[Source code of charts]
• • • • •

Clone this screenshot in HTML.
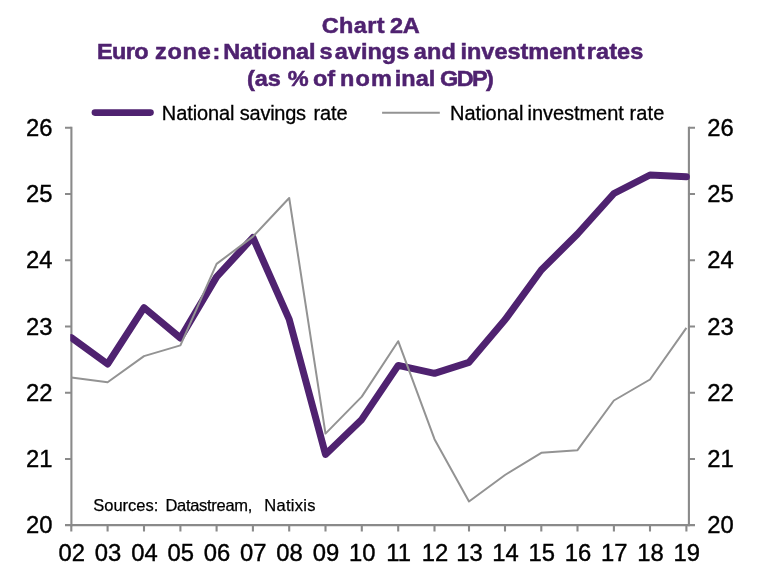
<!DOCTYPE html>
<html><head><meta charset="utf-8"><title>Chart 2A</title>
<style>
html,body{margin:0;padding:0;background:#fff;}
svg{display:block;}
text{font-family:"Liberation Sans",Arial,sans-serif;white-space:pre;}
.t{font-weight:bold;fill:#4f2270;font-size:23.5px;stroke:#4f2270;stroke-width:0.55px;}
.a{font-size:23.8px;fill:#000;stroke:#000;stroke-width:0.4px;}
.l{font-size:20px;fill:#000;stroke:#000;stroke-width:0.3px;}
.s{font-size:16.5px;fill:#000;stroke:#000;stroke-width:0.25px;}
</style></head><body>
<svg width="764" height="580" viewBox="0 0 764 580">
<rect width="764" height="580" fill="#fff"/>
<text class="t" y="33.99" transform="scale(1,0.965)"><tspan x="321.7" style="letter-spacing:0.37px">Chart</tspan> <tspan x="390.0" style="letter-spacing:-0.26px">2A</tspan></text>
<text class="t" y="61.14" transform="scale(1,0.965)"><tspan x="97.0" style="letter-spacing:-0.60px">Euro</tspan> <tspan x="155.0" style="letter-spacing:0.76px">zone</tspan><tspan x="212.4" style="letter-spacing:0.00px">:</tspan> <tspan x="223.2" style="letter-spacing:-0.05px">National</tspan> <tspan x="319.5" style="letter-spacing:0.00px">s</tspan><tspan x="334.8" style="letter-spacing:0.01px">avings</tspan> <tspan x="413.8" style="letter-spacing:0.10px">and</tspan> <tspan x="460.5" style="letter-spacing:0.00px">investment</tspan> <tspan x="586.8" style="letter-spacing:0.09px">rates</tspan></text>
<text class="t" y="89.02" transform="scale(1,0.965)"><tspan x="246.9" style="letter-spacing:-0.06px">(as</tspan> <tspan x="287.8" style="letter-spacing:0.00px">%</tspan> <tspan x="313.0" style="letter-spacing:-0.10px">of</tspan> <tspan x="339.9" style="letter-spacing:1.20px">nom</tspan><tspan x="394.8" style="letter-spacing:0.02px">inal</tspan> <tspan x="440.0" style="letter-spacing:-1.59px">GDP)</tspan></text>
<text class="l" y="122.67" transform="scale(1,0.975)"><tspan x="161.8" style="letter-spacing:-0.09px">National</tspan> <tspan x="239.8" style="letter-spacing:-0.25px">savings</tspan> <tspan x="313.4" style="letter-spacing:-0.07px">rate</tspan></text>
<text class="l" y="122.67" transform="scale(1,0.975)"><tspan x="450.0" style="letter-spacing:0.01px">National</tspan> <tspan x="527.5" style="letter-spacing:-0.04px">investment</tspan> <tspan x="629.5" style="letter-spacing:0.17px">rate</tspan></text>
<text class="s" y="511.20"><tspan x="93.2" style="letter-spacing:0.01px">Sources:</tspan> <tspan x="165.4" style="letter-spacing:-0.29px">Datastream,</tspan> <tspan x="264.2" style="letter-spacing:0.30px">Natixis</tspan></text>
<line x1="94.9" y1="112.6" x2="150.5" y2="112.6" stroke="#4f2270" stroke-width="6.6" stroke-linecap="round"/>
<line x1="382.1" y1="112.8" x2="439.8" y2="112.8" stroke="#939393" stroke-width="2"/>
<g stroke="#8a8a8a" stroke-width="2.1" fill="none">
<path d="M71.4,126.75 V526.20"/>
<path d="M688.9,126.75 V526.20"/>
<path d="M65,525.15 H695"/>
<path d="M65,458.93 H71.4 M688.9,458.93 H695"/>
<path d="M65,392.70 H71.4 M688.9,392.70 H695"/>
<path d="M65,326.47 H71.4 M688.9,326.47 H695"/>
<path d="M65,260.25 H71.4 M688.9,260.25 H695"/>
<path d="M65,194.02 H71.4 M688.9,194.02 H695"/>
<path d="M65,127.80 H71.4 M688.9,127.80 H695"/>
<path d="M71.3,525.15 V531.5"/>
<path d="M107.6,525.15 V531.5"/>
<path d="M144.0,525.15 V531.5"/>
<path d="M180.4,525.15 V531.5"/>
<path d="M216.6,525.15 V531.5"/>
<path d="M252.9,525.15 V531.5"/>
<path d="M289.2,525.15 V531.5"/>
<path d="M325.5,525.15 V531.5"/>
<path d="M361.8,525.15 V531.5"/>
<path d="M398.2,525.15 V531.5"/>
<path d="M434.5,525.15 V531.5"/>
<path d="M469.0,525.15 V531.5"/>
<path d="M505.0,525.15 V531.5"/>
<path d="M541.3,525.15 V531.5"/>
<path d="M577.5,525.15 V531.5"/>
<path d="M613.9,525.15 V531.5"/>
<path d="M650.0,525.15 V531.5"/>
<path d="M686.4,525.15 V531.5"/>
</g>
<text class="a" x="52.5" y="136.2" text-anchor="end">26</text>
<text class="a" x="707.2" y="136.2">26</text>
<text class="a" x="52.5" y="202.3" text-anchor="end">25</text>
<text class="a" x="707.2" y="202.3">25</text>
<text class="a" x="52.5" y="268.4" text-anchor="end">24</text>
<text class="a" x="707.2" y="268.4">24</text>
<text class="a" x="52.5" y="334.5" text-anchor="end">23</text>
<text class="a" x="707.2" y="334.5">23</text>
<text class="a" x="52.5" y="400.6" text-anchor="end">22</text>
<text class="a" x="707.2" y="400.6">22</text>
<text class="a" x="52.5" y="466.7" text-anchor="end">21</text>
<text class="a" x="707.2" y="466.7">21</text>
<text class="a" x="52.5" y="532.8" text-anchor="end">20</text>
<text class="a" x="707.2" y="532.8">20</text>
<text class="a" x="71.7" y="561.2" text-anchor="middle">02</text>
<text class="a" x="108.0" y="561.2" text-anchor="middle">03</text>
<text class="a" x="144.4" y="561.2" text-anchor="middle">04</text>
<text class="a" x="180.8" y="561.2" text-anchor="middle">05</text>
<text class="a" x="217.0" y="561.2" text-anchor="middle">06</text>
<text class="a" x="253.3" y="561.2" text-anchor="middle">07</text>
<text class="a" x="289.6" y="561.2" text-anchor="middle">08</text>
<text class="a" x="325.9" y="561.2" text-anchor="middle">09</text>
<text class="a" x="362.2" y="561.2" text-anchor="middle">10</text>
<text class="a" x="398.6" y="561.2" text-anchor="middle">11</text>
<text class="a" x="434.9" y="561.2" text-anchor="middle">12</text>
<text class="a" x="469.4" y="561.2" text-anchor="middle">13</text>
<text class="a" x="505.4" y="561.2" text-anchor="middle">14</text>
<text class="a" x="541.7" y="561.2" text-anchor="middle">15</text>
<text class="a" x="577.9" y="561.2" text-anchor="middle">16</text>
<text class="a" x="614.3" y="561.2" text-anchor="middle">17</text>
<text class="a" x="650.4" y="561.2" text-anchor="middle">18</text>
<text class="a" x="686.8" y="561.2" text-anchor="middle">19</text>
<clipPath id="pa"><rect x="70.3" y="120" width="619.8" height="410"/></clipPath>
<g clip-path="url(#pa)"><polyline points="71.3,337.7 107.6,364.0 144.0,307.6 180.4,338.0 216.6,276.9 252.9,237.5 289.2,319.3 325.5,454.4 361.8,419.4 398.2,365.4 434.5,373.3 469.0,362.3 505.0,319.8 541.3,270.0 577.5,234.0 613.9,193.5 650.0,175.0 686.4,176.8" fill="none" stroke="#4f2270" stroke-width="7" stroke-linejoin="round" stroke-linecap="round"/>
<polyline points="71.3,377.6 107.6,382.2 144.0,356.1 180.4,345.4 216.6,263.9 252.9,236.6 289.2,198.0 325.5,433.6 361.8,396.6 398.2,341.2 434.5,439.2 469.0,501.5 505.0,475.0 541.3,452.8 577.5,450.2 613.9,400.5 650.0,379.5 686.4,327.9" fill="none" stroke="#939393" stroke-width="2" stroke-linejoin="round"/></g>
</svg></body></html>
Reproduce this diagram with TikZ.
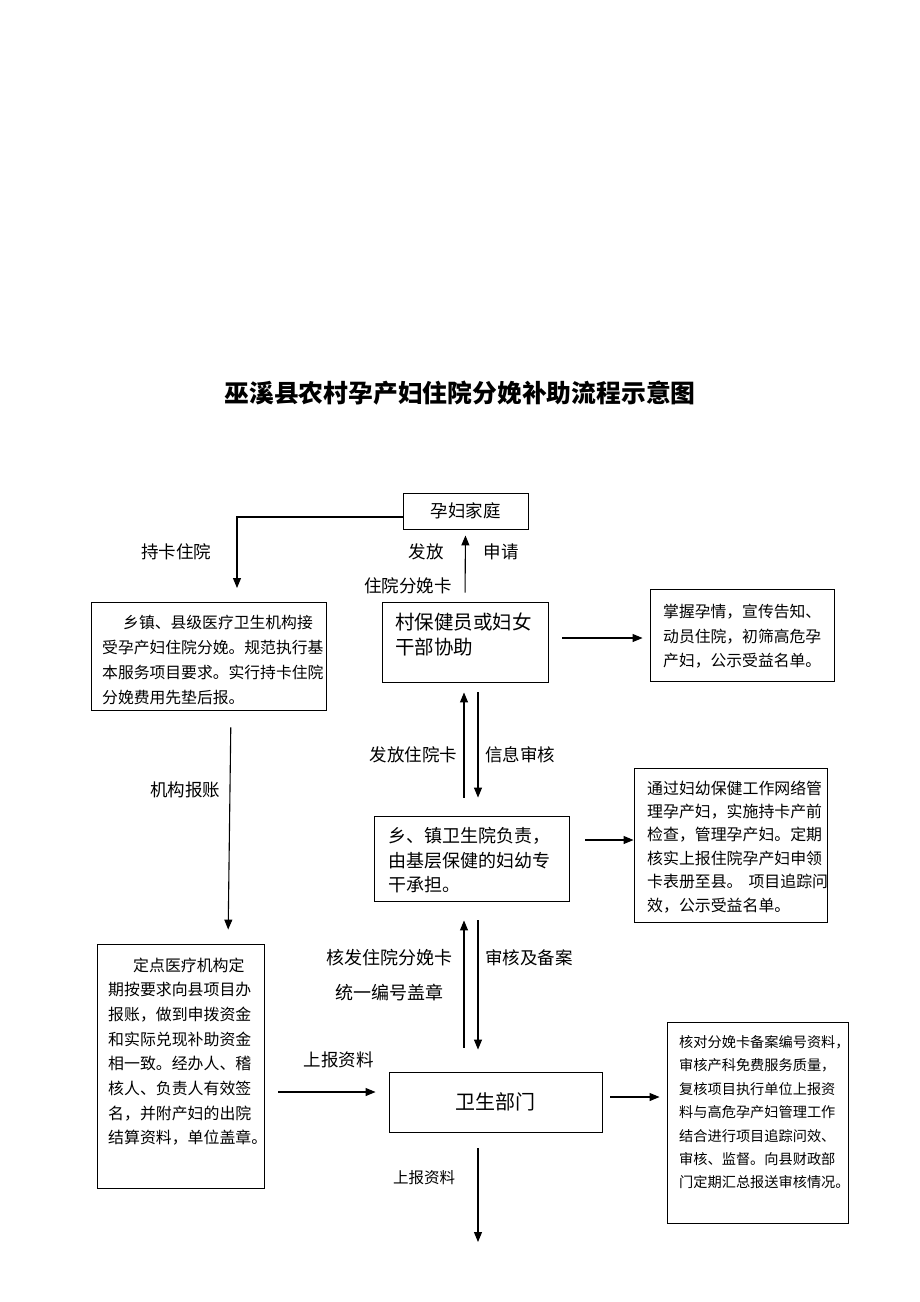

• • • • •

**SET PROBLEM**
Reply with one number: the count of lines in the entries that include the word "this".

**SOLUTION TO THE EXERCISE**
2